2. If the property is that $M$ has only one state (normally written something like $|Q| = 1$ where $Q$ is the set of states of $M$), then you need to give an algorithm that decides whether the DFA has one state or not.

Given that (2) is essentially trivial, I assume that (1) is the actual question you've been asked, so you need to think of how, given, for example, a state diagram sitting in front of you, you would work out that there's exactly one path from the start state to exactly one of the final states, that's essentially all an algorithm really is.

Answer 4

First, as Luke has said, if the problem is to decide that a FA (deterministic or not) has only one state, it's trivial. If I gave you a description, $\langle\,M\,\rangle$, of a finte auomaton $M$, could you look at that description and determine whether $M$ had only one state? Surely you could.

---

The more interesting problem is to decide, given $\langle\,M\,\rangle$, whether $M$ accepted exactly one string, which we would write as $|L(M)| = 1$. The design of the decider isn't immediately obvious, but we can get some help from this

Theorem: If $M$ is a DFA with $n$ states, then $L(M)$ is infinite if and only if $M$ accepts a string of length $l$ where $n\le l < 2n$.

Part of this is an immediate consequence of the Pumping Lemma for regular languages: if $M$ accepts a word, $w$, of length greater than or equal to $n$, then we can pump $w$ to be as long as we wish, so $L(M)$ would contain all these (infinitely many) strings. The upper bound is a trifle more difficult to prove, but it furnishes a decider for infinite languages. Now we can use this result to make a decider for the language we might call

$\qquad\qquad SINGLETON_{TM} = \{\langle M\rangle \mid M\text{ is a DFA and } |L(M)| = 1\}$

by doing this:

D(<M>) =
   if |L(M)| is infinite                // we can decide this in finite time
      return false
   else                                // now we know the language is finite
      count = 0
      for all strings x of length < n  // only finitely many strings to test
         if M accepts x
            increment count
      return (count = 1)

So $SINGLETON_{DFA}$ is decidable, since we've built a decider for it.

Answer 5

A DFA accepts more than one word if and only if there is more than one path from the starting state to a final state.
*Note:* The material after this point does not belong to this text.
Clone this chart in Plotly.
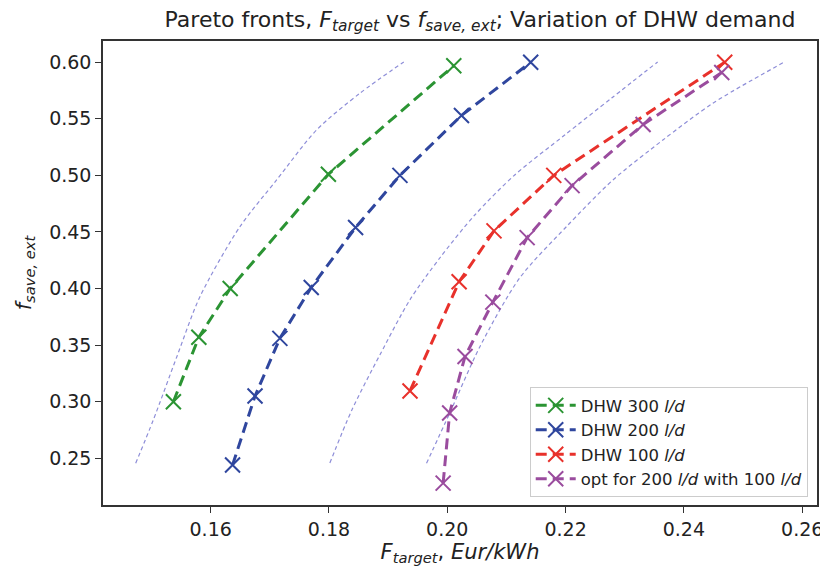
import plotly.graph_objects as go

# Pareto fronts (F_target, f_save_ext)
dhw300_x = [0.1537, 0.1580, 0.1633, 0.1799, 0.2011]
dhw300_y = [0.300, 0.357, 0.400, 0.501, 0.597]

dhw200_x = [0.1637, 0.1675, 0.1717, 0.1770, 0.1845, 0.1920, 0.2024, 0.2141]
dhw200_y = [0.244, 0.305, 0.356, 0.401, 0.454, 0.500, 0.553, 0.600]

dhw100_x = [0.1937, 0.2020, 0.2079, 0.2180, 0.2469]
dhw100_y = [0.3095, 0.406, 0.451, 0.500, 0.600]

opt_x = [0.1993, 0.2004, 0.2030, 0.2077, 0.2135, 0.2211, 0.2331, 0.2464]
opt_y = [0.228, 0.290, 0.340, 0.388, 0.445, 0.491, 0.545, 0.591]

# thin guide curves
guide1_x = [0.14733, 0.15030, 0.15430, 0.15819, 0.16495, 0.17115, 0.17791, 0.18522, 0.19265]
guide1_y = [0.2456, 0.2838, 0.3400, 0.3928, 0.4547, 0.4960, 0.5402, 0.5726, 0.6003]
guide2_x = [0.18015, 0.18387, 0.18860, 0.19367, 0.19873, 0.20465, 0.21140, 0.21985, 0.22779, 0.23556]
guide2_y = [0.2458, 0.2927, 0.3413, 0.3899, 0.4270, 0.4650, 0.5004, 0.5357, 0.5684, 0.6003]
guide3_x = [0.19649, 0.20042, 0.20549, 0.21225, 0.22014, 0.22801, 0.23645, 0.24490, 0.25701]
guide3_y = [0.2456, 0.2900, 0.3484, 0.4094, 0.4547, 0.4960, 0.5313, 0.5638, 0.6003]

x_ticks = [0.16, 0.18, 0.20, 0.22, 0.24, 0.26]
y_ticks = [0.25, 0.30, 0.35, 0.40, 0.45, 0.50, 0.55, 0.60]

series = [
    ("DHW 300 <i>l/d</i>", dhw300_x, dhw300_y, "#2b9433"),
    ("DHW 200 <i>l/d</i>", dhw200_x, dhw200_y, "#2f469e"),
    ("DHW 100 <i>l/d</i>", dhw100_x, dhw100_y, "#e8312b"),
    ("opt for 200 <i>l/d</i> with 100 <i>l/d</i>", opt_x, opt_y, "#9a4c9e"),
]
guides = [(guide1_x, guide1_y), (guide2_x, guide2_y), (guide3_x, guide3_y)]

fig = go.Figure()
for gx, gy in guides:
    fig.add_trace(go.Scatter(x=gx, y=gy, mode="lines", showlegend=False,
                             line=dict(color="#8e8ed8", width=1.2, dash="4px,3px", shape="spline",
                                       smoothing=0.8),
                             hoverinfo="skip"))
for name, xs, ys, c in series:
    fig.add_trace(go.Scatter(
        x=xs, y=ys, mode="lines+markers", name=name,
        line=dict(color=c, width=3, dash="11px,6px"),
        marker=dict(symbol="x-thin", size=15, color=c, line=dict(color=c, width=2)),
    ))

axis_common = dict(showline=True, mirror=True, linecolor="#333333", linewidth=1.5,
                   ticks="outside", ticklen=6, tickwidth=1.3, tickcolor="#333333",
                   showgrid=False, zeroline=False, automargin=False,
                   tickfont=dict(family="DejaVu Sans", size=19, color="#222222"),
                   tickformat=".2f")

W, H = 820, 565  # page adds an 8px body offset
fig.update_layout(
    width=W, height=H,
    margin=dict(l=95, r=11, t=33, b=68),
    paper_bgcolor="white", plot_bgcolor="white",
    font=dict(family="DejaVu Sans", color="#222222"),
    title=dict(text="Pareto fronts, <i>F</i><sub><i>target</i></sub> vs <i>f</i><sub><i>save, ext</i></sub>; Variation of DHW demand",
               x=472 / W, xanchor="center", y=1 - 11 / H, yanchor="middle",
               font=dict(size=22, family="DejaVu Sans", color="#222222"), automargin=False),
    xaxis=dict(range=[0.1418, 0.2625], tickvals=x_ticks,
               title=dict(text="<i>F</i><sub><i>target</i></sub>, <i>Eur/kWh</i>",
                          font=dict(size=21), standoff=4), **axis_common),
    yaxis=dict(range=[0.2087, 0.6188], tickvals=y_ticks,
               title=dict(text="<i>f</i><sub><i>save, ext</i></sub>",
                          font=dict(size=21), standoff=12), **axis_common),
    legend=dict(x=0.987, y=0.017, xanchor="right", yanchor="bottom",
                bgcolor="rgba(255,255,255,0.9)", bordercolor="#cccccc", borderwidth=1,
                font=dict(size=16.5, family="DejaVu Sans", color="#222222"),
                itemwidth=40, tracegroupgap=0),
    showlegend=True,
)

fig.write_html("out.html")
Figuring out if this is the case does not require more than a graph traversal and some checks. Formulated as a decider for $O$ on input $A = (Q, \Sigma, \delta, q_0, Q_F)$:

1. Perform DFS from $q_0$ and count for each vertex how often it has been reached (in an array $c$).
2. Reject if $\sum_{q \in Q_F} c[q] \neq 1$.
3. Denote with $q_f$ the one final state with $c[q_f] = 1$.
   Reject if $c[q] > 1$ for any $q$ on the path from $q_0$ to $q_f$.
4. Accept

After the first step, $c[q]$ is the number of simple paths from $q_0$ to $q$ in $A$. Clearly, if any of the final states have more than one, or more than one final state have any of these paths, the automaton accepts more than one word. (If there are none at all, it accepts no word.) So, rejecting in step 2 is the right call.

If we do not reject here, there is exactly one final state for which there is exactly one simple path from $q_0$. Now we have to check if there is a cycle intersecting this path; this is what step 3 does. Note that we get the path from the DFS in step 1.

If there is no such cycle there is indeed only one accepting path in $A$ and we can accept.

Clearly, the algorithm runs in time $O(|\Sigma| \cdot |Q|)$.